■ What is required
Search the data below for the string "uses". Extract every line that contains it.

■ Dataset content
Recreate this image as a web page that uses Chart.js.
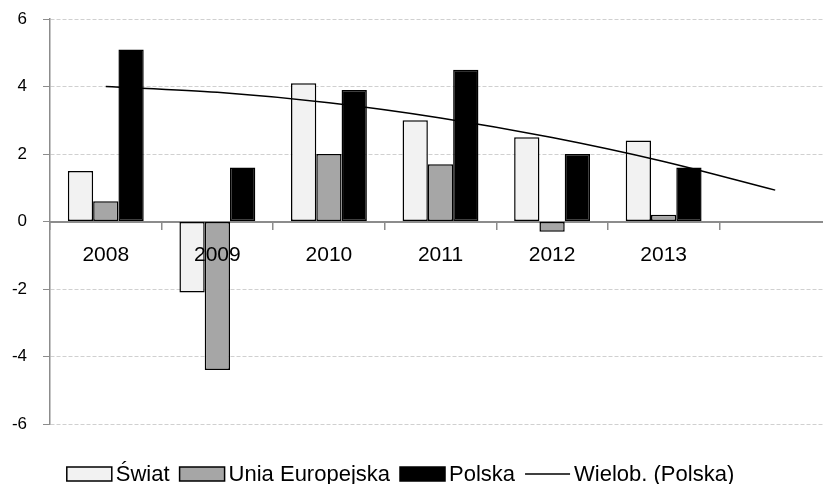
<!DOCTYPE html>
<html lang="pl">
<head>
<meta charset="utf-8">
<title>Wzrost PKB</title>
<script src="https://cdn.jsdelivr.net/npm/chart.js@4/dist/chart.umd.min.js"></script>
<style>
  html, body { margin: 0; padding: 0; background: #fff; overflow: hidden; }
  #wrap { width: 831px; height: 484px; }
</style>
</head>
<body>
<div id="wrap"><canvas id="chart"></canvas></div>
<script>
// dane
const years = ["2008", "2009", "2010", "2011", "2012", "2013", ""];
const swiat = [1.5, -2.1, 4.1, 3.0, 2.5, 2.4, null];
const unia = [0.6, -4.4, 2.0, 1.7, -0.3, 0.2, null];
const polska = [5.1, 1.6, 3.9, 4.5, 2.0, 1.6, null];
// linia trendu wielomianowego
const trendPolska = [4.0, 3.83, 3.52, 3.07, 2.49, 1.78, 0.93];
const yTicks = [-6, -4, -2, 0, 2, 4, 6];

const FONT = "'Liberation Sans', Arial, sans-serif";

// legenda rysowana pod wykresem (pudełka jak w Excelu)
const excelLegend = {
  id: "excelLegend",
  afterDraw(chart) {
    const ctx = chart.ctx;
    const items = chart.data.datasets.map((ds) => ({
      text: ds.label,
      line: ds.type === "line",
      fill: ds.backgroundColor,
    }));
    const boxW = 45, boxH = 14, gap = 4, itemGap = 10;
    ctx.save();
    ctx.font = "22px " + FONT;
    ctx.textBaseline = "middle";
    let total = 0;
    items.forEach((it, i) => {
      total += boxW + gap + ctx.measureText(it.text).width + (i < items.length - 1 ? itemGap : 0);
    });
    let x = chart.width / 2 - 15 - total / 2;
    const y = 474;
    items.forEach((it) => {
      if (it.line) {
        ctx.strokeStyle = "#000";
        ctx.lineWidth = 1.5;
        ctx.beginPath();
        ctx.moveTo(x, y);
        ctx.lineTo(x + boxW, y);
        ctx.stroke();
      } else {
        ctx.fillStyle = it.fill;
        ctx.fillRect(x, y - boxH / 2, boxW, boxH);
        ctx.strokeStyle = "#000";
        ctx.lineWidth = 1.5;
        ctx.strokeRect(x, y - boxH / 2, boxW, boxH);
      }
      x += boxW + gap;
      ctx.fillStyle = "#000";
      ctx.fillText(it.text, x, y + 1);
      x += ctx.measureText(it.text).width + itemGap;
    });
    ctx.restore();
  },
};

const barStyle = {
  borderColor: "#000",
  borderWidth: 1.5,
  borderSkipped: false,
  categoryPercentage: 0.68,
  barPercentage: 1.0,
};

const ctx = document.getElementById("chart").getContext("2d");
const chart = new Chart(ctx, {
  type: "bar",
  data: {
    labels: years,
    datasets: [
      { label: "Świat", data: swiat, backgroundColor: "#f2f2f2", ...barStyle, order: 2 },
      { label: "Unia Europejska", data: unia, backgroundColor: "#a6a6a6", ...barStyle, order: 2 },
      { label: "Polska", data: polska, backgroundColor: "#000000", ...barStyle, order: 2 },
      {
        type: "line",
        label: "Wielob. (Polska)",
        data: trendPolska,
        borderColor: "#000",
        borderWidth: 1.5,
        pointRadius: 0,
        tension: 0.3,
        fill: false,
        order: 1,
      },
    ],
  },
  options: {
    responsive: true,
    maintainAspectRatio: false,
    animation: false,
    layout: { padding: { top: 19, bottom: 60, left: 0, right: 0 } },
    plugins: {
      legend: { display: false },
      tooltip: { enabled: false },
    },
    scales: {
      x: {
        position: { y: 0 },
        offset: true,
        // oś w zerze nie zabiera miejsca na wykresie
        afterFit(scale) {
          scale.height = 0;
        },
        grid: {
          display: true,
          drawOnChartArea: false,
          drawTicks: true,
          tickLength: 7,
          offset: true,
          color: "#8c8c8c",
          lineWidth: 1.5,
        },
        border: { color: "#8c8c8c", width: 2 },
        ticks: {
          z: 1,
          color: "#000",
          padding: 14,
          font: { family: FONT, size: 21 },
          maxRotation: 0,
          autoSkip: false,
        },
      },
      y: {
        min: -6,
        max: 6,
        afterFit(scale) {
          scale.width = 50;
          scale.paddingTop = 10;
          scale.paddingBottom = 10;
        },
        afterBuildTicks(scale) {
          scale.ticks = yTicks.map((v) => ({ value: v }));
        },
        grid: {
          color: "#d0d0d0",
          lineWidth: 1,
          tickColor: "#8c8c8c",
          tickLength: 7,
          tickBorderDash: [],
        },
        border: { color: "#8c8c8c", width: 1.5, dash: [4, 2] },
        ticks: {
          color: "#000",
          padding: 16,
          font: { family: FONT, size: 17 },
        },
      },
    },
  },
  plugins: [excelLegend],
});
</script>
</body>
</html>
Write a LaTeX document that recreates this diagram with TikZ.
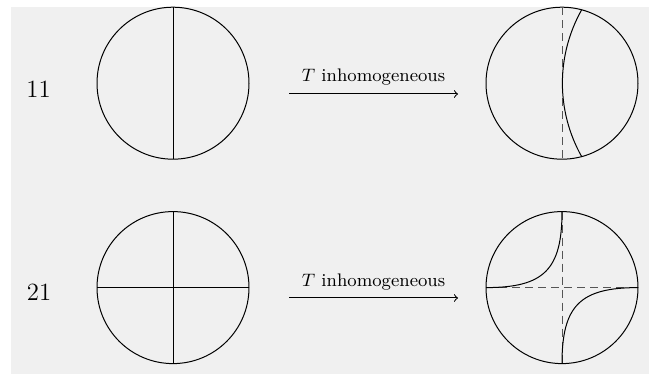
\documentclass[tikz,border=0pt]{standalone}
\definecolor{bg}{HTML}{F0F0F0}
\definecolor{dashgray}{HTML}{555555}
\begin{document}
\begin{tikzpicture}[x=0.5pt,y=-0.5pt,
  disc/.style={circle,draw,line width=0.5pt,minimum size=76pt,inner sep=0pt,outer sep=0pt},
  solidline/.style={line width=0.5pt},
  dashline/.style={draw=dashgray,line width=0.5pt,dash pattern=on 4pt off 2.5pt},
  rowlabel/.style={anchor=base,font=\fontsize{12.4}{14}\selectfont},
  arrlabel/.style={anchor=base,yshift=6pt,font=\fontsize{9.1}{11}\selectfont},
  maparrow/.style={->,line width=0.5pt}]
\useasboundingbox (0,0) rectangle (649,374);
\fill[bg] (11,7) rectangle (649,374);

% row 1
\node[rowlabel] (l11) at (38.5,98) {11};
\node[disc] (c1) at (173,83.2) {};
\node[disc] (c2) at (562,83.2) {};
\draw[solidline] (c1.north) -- (c1.south);
\draw[dashline] (c2.north) -- (c2.south);
\draw[solidline] (c2.75) .. controls +(-25.7,45.7) and +(-25.7,-45.7) .. (c2.-75);
\coordinate (a1s) at (289,94);
\coordinate (a1e) at (458,94);
\draw[maparrow] (a1s) -- (a1e) node[midway,arrlabel] (t1) {$T$ inhomogeneous};

% row 2
\node[rowlabel] (l21) at (39,300.5) {21};
\node[disc] (c3) at (173,287.6) {};
\node[disc] (c4) at (562,287.6) {};
\draw[solidline] (c3.north) -- (c3.south);
\draw[solidline] (c3.west) -- (c3.east);
\draw[dashline] (c4.north) -- (c4.south);
\draw[dashline] (c4.west) -- (c4.east);
\draw[solidline] (c4.north) .. controls +(0,58) and +(58,0) .. (c4.west);
\draw[solidline] (c4.south) .. controls +(0,-58) and +(-58,0) .. (c4.east);
\coordinate (a2s) at (289,298);
\coordinate (a2e) at (458,298);
\draw[maparrow] (a2s) -- (a2e) node[midway,arrlabel] (t2) {$T$ inhomogeneous};
\end{tikzpicture}
\end{document}
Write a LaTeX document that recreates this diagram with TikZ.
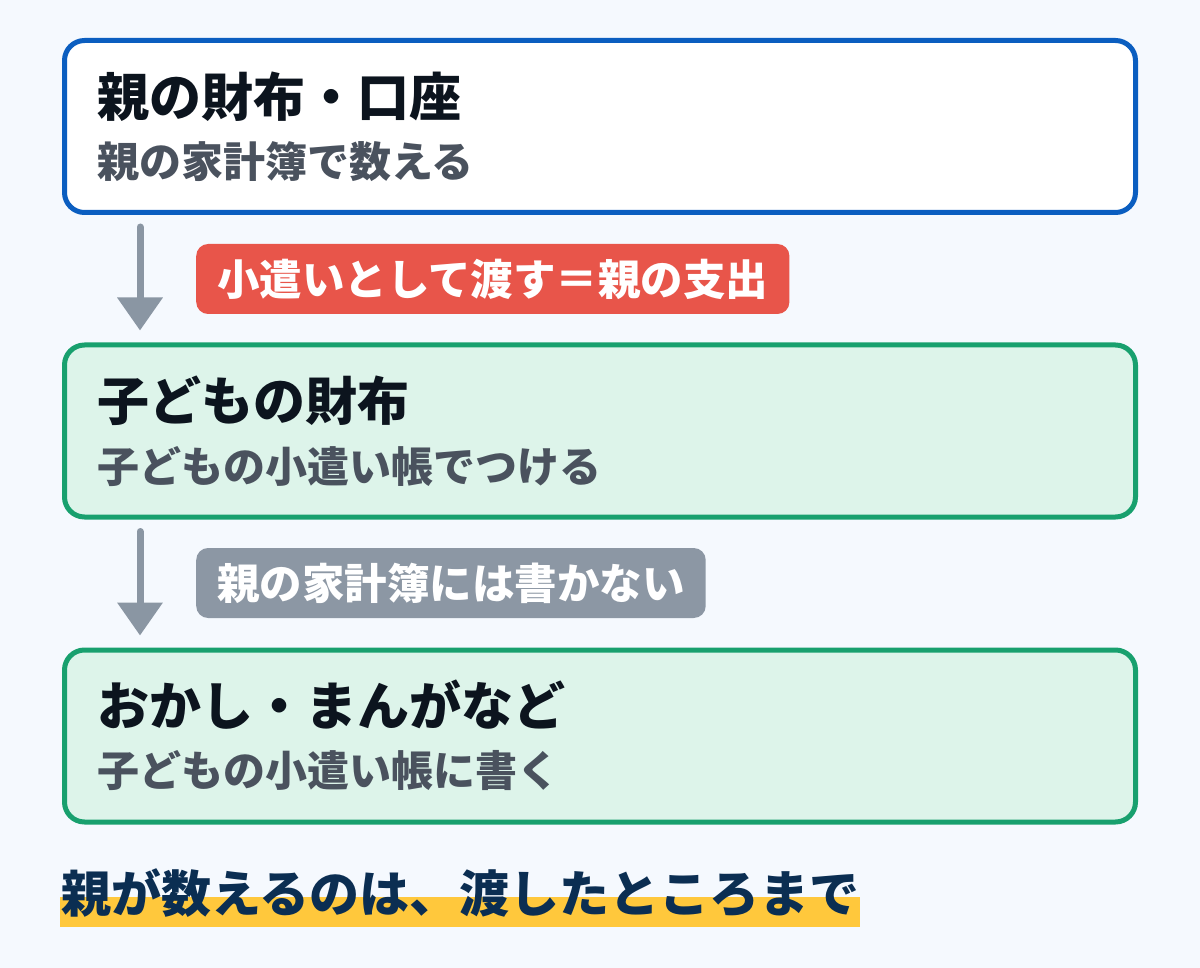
\documentclass[tikz,border=0pt]{standalone}
\usepackage{fontspec}
\setmainfont{Noto Sans CJK JP}
\usetikzlibrary{arrows.meta}
\definecolor{pagebg}{HTML}{F5F9FE}
\definecolor{parentblue}{HTML}{0B5EC0}
\definecolor{kidgreen}{HTML}{18A06E}
\definecolor{kidfill}{HTML}{DDF4EA}
\definecolor{titleink}{HTML}{0C141E}
\definecolor{subink}{HTML}{4A525E}
\definecolor{spendred}{HTML}{E8554A}
\definecolor{arrowgray}{HTML}{8A96A3}
\definecolor{notegray}{HTML}{8C97A4}
\definecolor{noteink}{HTML}{0B2E52}
\definecolor{marker}{HTML}{FFC83C}

\begin{document}
\begin{tikzpicture}[x=1pt, y=-1pt, frame/.style={draw, rounded corners=20pt, line width=5pt, minimum width=1071pt, minimum height=172pt}, top/.style={frame, draw=parentblue, fill=white}, kid/.style={frame, draw=kidgreen, fill=kidfill}, head/.style={anchor=west, inner sep=0pt, text=titleink, font=\bfseries\fontsize{52}{60}\selectfont}, sub/.style={anchor=west, inner sep=0pt, text=subink, font=\bfseries\fontsize{42}{50}\selectfont}, tag/.style={anchor=west, rounded corners=12pt, text=white, inner xsep=21pt, inner ysep=0pt, minimum height=70pt, font=\bfseries\fontsize{42.5}{50}\selectfont}, flow/.style={-{Triangle[length=33pt,width=44pt]}, line width=7pt, line cap=round, draw=arrowgray}]
        \fill[pagebg] (0,0) rectangle (1200,968);
        % boxes
        \node[top] (parent) at (600,126.5) {};
        \node[kid] (child) at (600,431) {};
        \node[kid] (goods) at (600,736) {};
        % texts
        \node[head] (parenthead) at (97,97) {親の財布・口座};
        \node[sub] (parentsub) at (97,162) {親の家計簿で数える};
        \node[head] (childhead) at (97,401) {子どもの財布};
        \node[sub] (childsub) at (97,467) {子どもの小遣い帳でつける};
        \node[head] (goodshead) at (97,705) {おかし・まんがなど};
        \node[sub] (goodssub) at (97,771) {子どもの小遣い帳に書く};
        % labels
        \node[tag, fill=spendred] (spend) at (196,279) {小遣いとして渡す＝親の支出};
        \node[tag, fill=notegray] (skip) at (196,583) {親の家計簿には書かない};
        % edges
        \draw[flow] ([xshift=78pt,yshift=-12pt]parent.south west) -- ([xshift=78pt,yshift=12pt]child.north west);
        \draw[flow] ([xshift=78pt,yshift=-12pt]child.south west) -- ([xshift=78pt,yshift=12pt]goods.north west);
        % note
        \fill[marker] (60,897) rectangle (860,927);
        \node[anchor=west, inner sep=0pt, text=noteink, font=\bfseries\fontsize{50}{60}\selectfont] (note) at (61,893) {親が数えるのは、渡したところまで};
    \end{tikzpicture}
\end{document}
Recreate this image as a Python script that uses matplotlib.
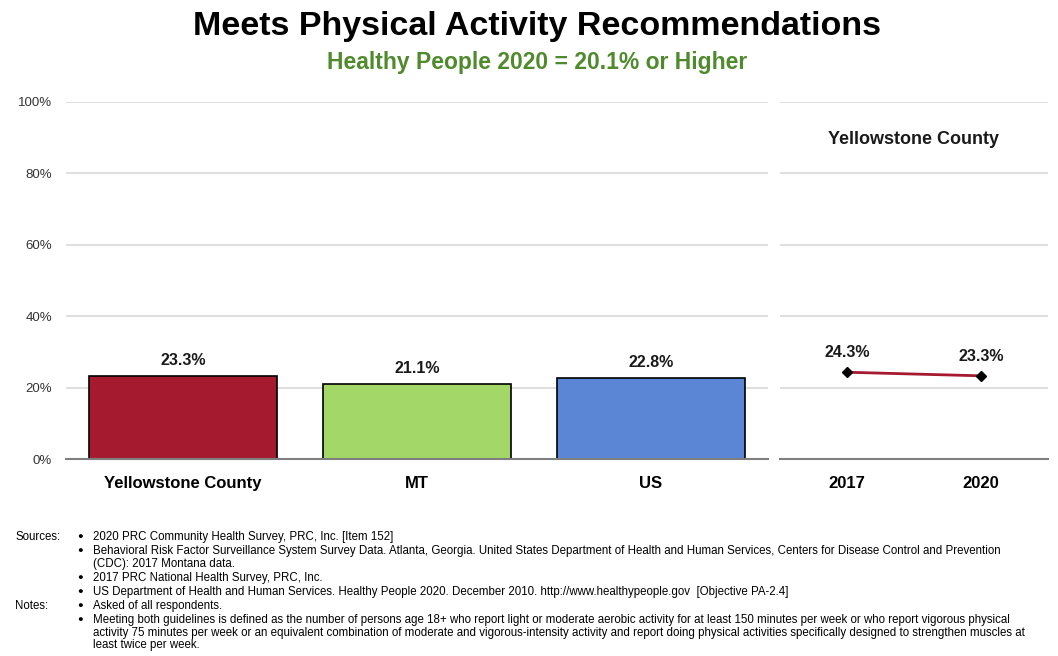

■ Task solution
Recreate this image as a web page that uses Chart.js.
Recreate this image as a Python script that uses matplotlib.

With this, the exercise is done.